REPRESENTATIVENESS AND VALUING DISSENT:
THE CLASSROOM GUIDELINES
One of the primary factors that I contend increases the value of a custom is whether it developed with the “input and participation of both IP owners and users and large and small players in the IP industries.” 12 When customs develop in a one-sided manner, I contend that they should generally be discounted. One of the primary examples I give of such a one-sided custom is the Classroom Guidelines, which were developed primarily by publishing companies to govern educational uses of copyrighted works. Epstein suggests that some universities and libraries were signatories to the Guidelines. 13 In fact, none were. 14 Nor is there any evidence that educators or students were involved in the development of the Guidelines. The American Association of University Professors and the American Association of Law Schools even went on record as opposing the Guidelines. 15
Despite Epstein’s suggestion that universities and libraries who did not agree to the Guidelines should be free to “litigate against the norms,” 16 the reality is that they cannot. Because courts have treated the Guidelines as binding customary agreements, the Guidelines have been incorporated into the law. No challenges to the Guidelines have been successful despite arguments that universities and others did not agree to their terms. My main criticism of the Classroom Guidelines is not that it was not a good idea to come up with some clearly delineated, private safe harbors for educational copying, but that such guidelines should not lead courts to bind parties who did not develop or agree to them.
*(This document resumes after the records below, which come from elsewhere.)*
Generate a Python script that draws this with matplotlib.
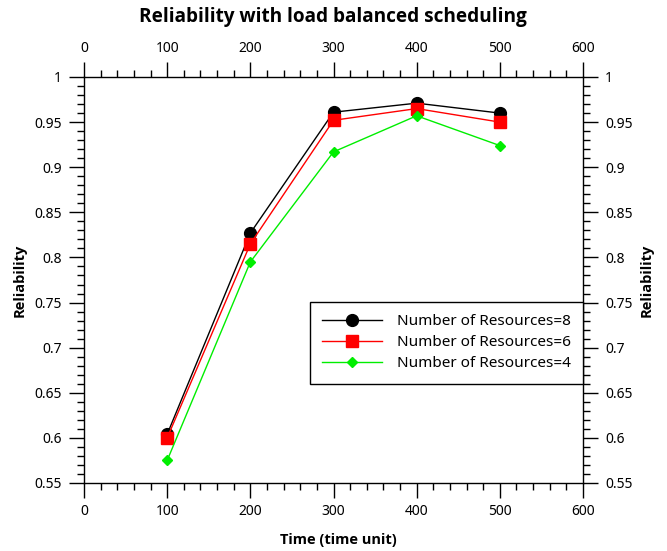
import matplotlib
matplotlib.use("Agg")
import matplotlib.pyplot as plt
from matplotlib.ticker import MultipleLocator

plt.rcParams['font.family'] = ['Noto Sans', 'DejaVu Sans']
BOLD = ['Open Sans', 'Noto Sans', 'DejaVu Sans']

time = [100, 200, 300, 400, 500]
res8 = [0.604, 0.827, 0.961, 0.971, 0.960]
res6 = [0.600, 0.815, 0.952, 0.965, 0.950]
res4 = [0.575, 0.795, 0.917, 0.957, 0.924]
labels = ["Number of Resources=8", "Number of Resources=6", "Number of Resources=4"]

fig = plt.figure(figsize=(6.67, 5.51), dpi=100)
ax = fig.add_axes([84/667, 1-483/551, (583-84)/667, (483-77)/551])

ax.plot(time, res8, color='black', marker='o', markersize=8.5, linewidth=1.0, label=labels[0])
ax.plot(time, res6, color='red', marker='s', markersize=8, linewidth=1.0, label=labels[1])
ax.plot(time, res4, color='#00ee00', marker='D', markersize=5.5, linewidth=1.0, label=labels[2])

ax.set_xlim(0, 600)
ax.set_ylim(0.55, 1.0)
ax.xaxis.set_major_locator(MultipleLocator(100))
ax.xaxis.set_minor_locator(MultipleLocator(20))
ax.yaxis.set_minor_locator(MultipleLocator(0.01))
ax.set_yticks([0.55, 0.6, 0.65, 0.7, 0.75, 0.8, 0.85, 0.9, 0.95, 1.0])
ax.set_yticklabels(['0.55', '0.6', '0.65', '0.7', '0.75', '0.8', '0.85', '0.9', '0.95', '1'])

ax.tick_params(which='both', direction='out', top=True, right=True,
               labeltop=True, labelright=True, labelsize=10, width=1, color='black')
ax.tick_params(which='major', length=11, pad=5)
ax.tick_params(axis='x', which='major', pad=4)
ax.tick_params(which='minor', length=5)
for s in ax.spines.values():
    s.set_linewidth(1)

fig.text(338/667, 1-540/551, "Time (time unit)", ha='center', va='center',
         fontsize=10.5, fontweight='bold', family=BOLD)
fig.text(20/667, 1-280/551, "Reliability", rotation=90, ha='center', va='center',
         fontsize=10.5, fontweight='bold', family=BOLD)
fig.text(647/667, 1-280/551, "Reliability", rotation=90, ha='center', va='center',
         fontsize=10.5, fontweight='bold', family=BOLD)
fig.text(333/667, 1-17/551, "Reliability with load balanced scheduling", ha='center', va='center',
         fontsize=13.7, fontweight='bold', family=BOLD)

leg = ax.legend(loc='upper right', bbox_to_anchor=(1.0, (483-302)/406), fontsize=11,
                fancybox=False, framealpha=1, edgecolor='black', handlelength=3.9,
                borderpad=0.8, labelspacing=0.4, handletextpad=1.0, borderaxespad=0)
leg.get_frame().set_linewidth(1)

fig.savefig("out.png", dpi=100)
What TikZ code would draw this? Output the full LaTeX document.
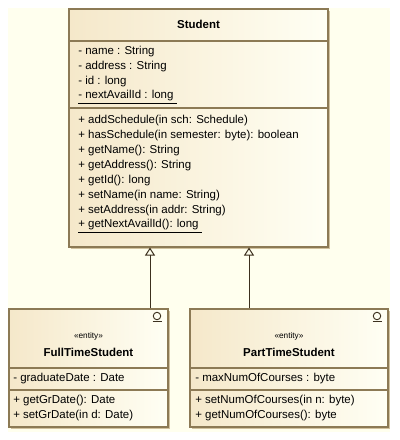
\documentclass[tikz,border=0pt]{standalone}
\usepackage{fontspec}
\setmainfont{Liberation Sans}
\usetikzlibrary{arrows.meta, fit, shadows}

\definecolor{canvas}{RGB}{255,255,238}
\definecolor{boxleft}{RGB}{245,232,202}
\definecolor{boxright}{RGB}{255,255,244}
\definecolor{edge}{RGB}{140,122,85}
\definecolor{shade}{RGB}{210,194,158}
\definecolor{wire}{RGB}{60,48,30}

\begin{document}
\begin{tikzpicture}[x=0.75pt, y=-0.75pt,
        cls/.style={rectangle, draw=edge, line width=0.8pt, inner sep=0pt,
                    left color=boxleft, right color=boxright,
                    drop shadow={shadow xshift=1.5pt, shadow yshift=-1.5pt,
                                 fill=shade, opacity=1}},
        sep/.style={draw=edge, line width=0.8pt},
        txt/.style={anchor=west, inner sep=0pt, font=\fontsize{8.6}{10}\selectfont},
        ttl/.style={inner sep=0pt, font=\fontsize{8.6}{10}\selectfont\bfseries},
        ster/.style={inner sep=0pt, font=\fontsize{6.2}{7}\selectfont},
        gen/.style={-{Triangle[open, length=6pt, width=7.5pt]}, wire, line width=0.75pt}]
      \useasboundingbox (0,0) rectangle (400,440);
      \fill[canvas] (8,8) rectangle (390,432);

      % classes
      \node[cls, fit={(69,9) (328,247)}] (st) {};
      \node[cls, fit={(9,309) (168,427)}] (ft) {};
      \node[cls, fit={(190,309) (388,427)}] (pt) {};

      % Student
      \node[ttl] (stname) at (198.5,24) {Student};
      \draw[sep] (st.west |- 0,41) -- (st.east |- 0,41);
      \draw[sep] (st.west |- 0,108) -- (st.east |- 0,108);
      \foreach \t [count=\i] in {- name : String, - address : String, - id : long}
        \node[txt] at (78,37+15*\i) {\t};
      \node[txt] at (78,97) {\underline{- nextAvailId : long\ }};
      \foreach \t [count=\i] in {+ addSchedule(in sch: Schedule),
          + hasSchedule(in semester: byte): boolean, + getName(): String,
          + getAddress(): String, + getId(): long, + setName(in name: String),
          + setAddress(in addr: String)}
        \node[txt] at (78,106+15*\i) {\t};
      \node[txt] at (78,226) {\underline{+ getNextAvailId(): long\ }};

      % FullTimeStudent
      \node[ster] at (88.5,336) {<<entity>>};
      \node[ttl] (ftname) at (88.5,352) {FullTimeStudent};
      \draw[sep] (ft.west |- 0,368) -- (ft.east |- 0,368);
      \draw[sep] (ft.west |- 0,390) -- (ft.east |- 0,390);
      \node[txt] at (13,379) {- graduateDate : Date};
      \node[txt] at (13,401) {+ getGrDate(): Date};
      \node[txt] at (13,416) {+ setGrDate(in d: Date)};
      \draw[wire, line width=0.7pt] (157,316) circle[radius=2.8pt];
      \draw[wire, line width=0.7pt] (152.5,321.5) -- (161.5,321.5);

      % PartTimeStudent
      \node[ster] at (289,336) {<<entity>>};
      \node[ttl] (ptname) at (289,352) {PartTimeStudent};
      \draw[sep] (pt.west |- 0,368) -- (pt.east |- 0,368);
      \draw[sep] (pt.west |- 0,390) -- (pt.east |- 0,390);
      \node[txt] at (195,379) {- maxNumOfCourses : byte};
      \node[txt] at (195,401) {+ setNumOfCourses(in n: byte)};
      \node[txt] at (195,416) {+ getNumOfCourses(): byte};
      \draw[wire, line width=0.7pt] (377,316) circle[radius=2.8pt];
      \draw[wire, line width=0.7pt] (372.5,321.5) -- (381.5,321.5);

      % generalisation
      \coordinate (ja) at (150,0);
      \coordinate (jb) at (249,0);
      \draw[gen] (ft.north -| ja) -- (st.south -| ja);
      \draw[gen] (pt.north -| jb) -- (st.south -| jb);
    \end{tikzpicture}
\end{document}
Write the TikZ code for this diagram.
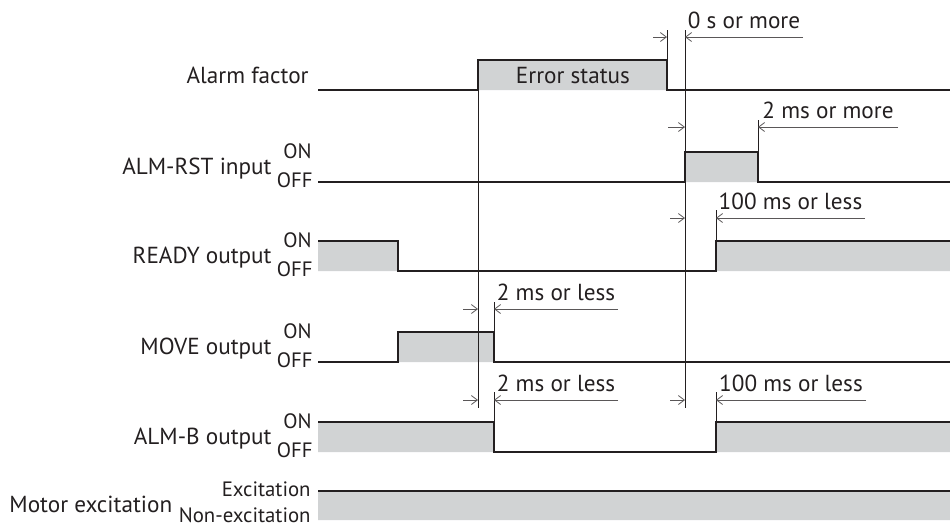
\documentclass[tikz,border=0pt]{standalone}
\usepackage{fontspec}
\setmainfont{PT Sans}
\usetikzlibrary{arrows.meta}
\definecolor{sigfill}{HTML}{D1D3D4}
\definecolor{ink}{HTML}{231F20}
\begin{document}
\begin{tikzpicture}[x=0.5pt, y=-0.5pt,
    every node/.style={text=ink, inner sep=0pt, font=\fontsize{11.6}{14}\selectfont},
    wave/.style={draw=ink, line width=0.8pt},
    lvl/.style={fill=sigfill},
    guide/.style={draw=ink, line width=0.4pt},
    dim/.style={draw=ink!75, line width=0.4pt, -{Straight Barb[length=3pt,width=4.5pt]}},
    sig/.style={anchor=base east},
    onoff/.style={anchor=base east, font=\fontsize{10.4}{12}\selectfont}]
  \useasboundingbox (0,0) rectangle (950,526);
  % levels
  \fill[lvl] (478,60) rectangle (667,90)
             (685,152) rectangle (758,182)
             (318,241) rectangle (398,271)  (716,241) rectangle (950,271)
             (398,332) rectangle (494,362)
             (318,422) rectangle (494,452)  (716,422) rectangle (950,452)
             (318,491) rectangle (950,520);
  \draw[wave] (318,90) -| (478,60) -| (667,90) -- (950,90)
              (318,182) -| (685,152) -| (758,182) -- (950,182)
              (318,241) -| (398,271) -| (716,241) -- (950,241)
              (318,362) -| (398,332) -| (494,362) -- (950,362)
              (318,422) -| (494,452) -| (716,422) -- (950,422)
              (318,491) -- (950,491);
  % labels
  \node[sig] (alarm) at (309,83) {Alarm factor};
  \node[anchor=base] (err) at (573,83) {Error status};
  \node[sig] (rst) at (272,174) {ALM-RST input};
  \node[onoff] (rston) at (312,158) {ON};
  \node[onoff] (rstoff) at (313,187) {OFF};
  \node[sig] (ready) at (272,263) {READY output};
  \node[onoff] (readyon) at (312,247) {ON};
  \node[onoff] (readyoff) at (313,276) {OFF};
  \node[sig] (move) at (272,354) {MOVE output};
  \node[onoff] (moveon) at (312,338) {ON};
  \node[onoff] (moveoff) at (313,367) {OFF};
  \node[sig] (almb) at (272,444) {ALM-B output};
  \node[onoff] (almbon) at (312,428) {ON};
  \node[onoff] (almboff) at (313,457) {OFF};
  \node[anchor=base west] (motor) at (9,512) {Motor excitation};
  \node[onoff] (exc) at (311,496) {Excitation};
  \node[onoff] (nexc) at (311,522) {Non-excitation};
  % guides
  \draw[guide] (478,60) -- (478,408)
               (667,30) -- (667,60)
               (685,30) -- (685,408)
               (758,120) -- (758,152)
               (716,210) -- (716,241)  (716,392) -- (716,422)
               (494,302) -- (494,332)  (494,392) -- (494,422);
  % timing dimensions
  \draw[dim] (653,37) -- (667,37);
  \draw[dim] (803,37) -- node[above=4pt] (t0) {0 s or more} (685,37);
  \draw[dim] (668,127) -- (685,127);
  \draw[dim] (898,127) -- node[above=4pt] (t1) {2 ms or more} (758,127);
  \draw[dim] (670,218) -- (685,218);
  \draw[dim] (865,218) -- node[above=4pt] (t2) {100 ms or less} (716,218);
  \draw[dim] (463,309) -- (478,309);
  \draw[dim] (618,309) -- node[above=4pt] (t3) {2 ms or less} (494,309);
  \draw[dim] (463,400) -- (478,400);
  \draw[dim] (618,400) -- node[above=4pt] (t4) {2 ms or less} (494,400);
  \draw[dim] (670,400) -- (685,400);
  \draw[dim] (866,400) -- node[above=4pt] (t5) {100 ms or less} (716,400);
\end{tikzpicture}
\end{document}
Even parties who agree to such guidelines should not be bound by their terms, if the understanding was that the guidelines would set a floor, not a ceiling, on fair use.
CONCLUSION
Epstein and I both agree that the development of copyright customs is not surprising given the uncertainty about the scope of the fair use defense, but we part ways on whether those customs should be incorporated into the law. I continue to contend that they should not for the reasons I discuss more fully in The Questionable Use of Custom in Intellectual Property. Nevertheless, if the customs themselves restrict what gets made, as I claim they do, the question remains what can be done to relieve this pressure. Clarifying that customs will not be binding in the courts is one important step, but there must also be a movement by IP participants to explicitly and publicly dissent from the most limiting customs and to work toward fixing the fair use system.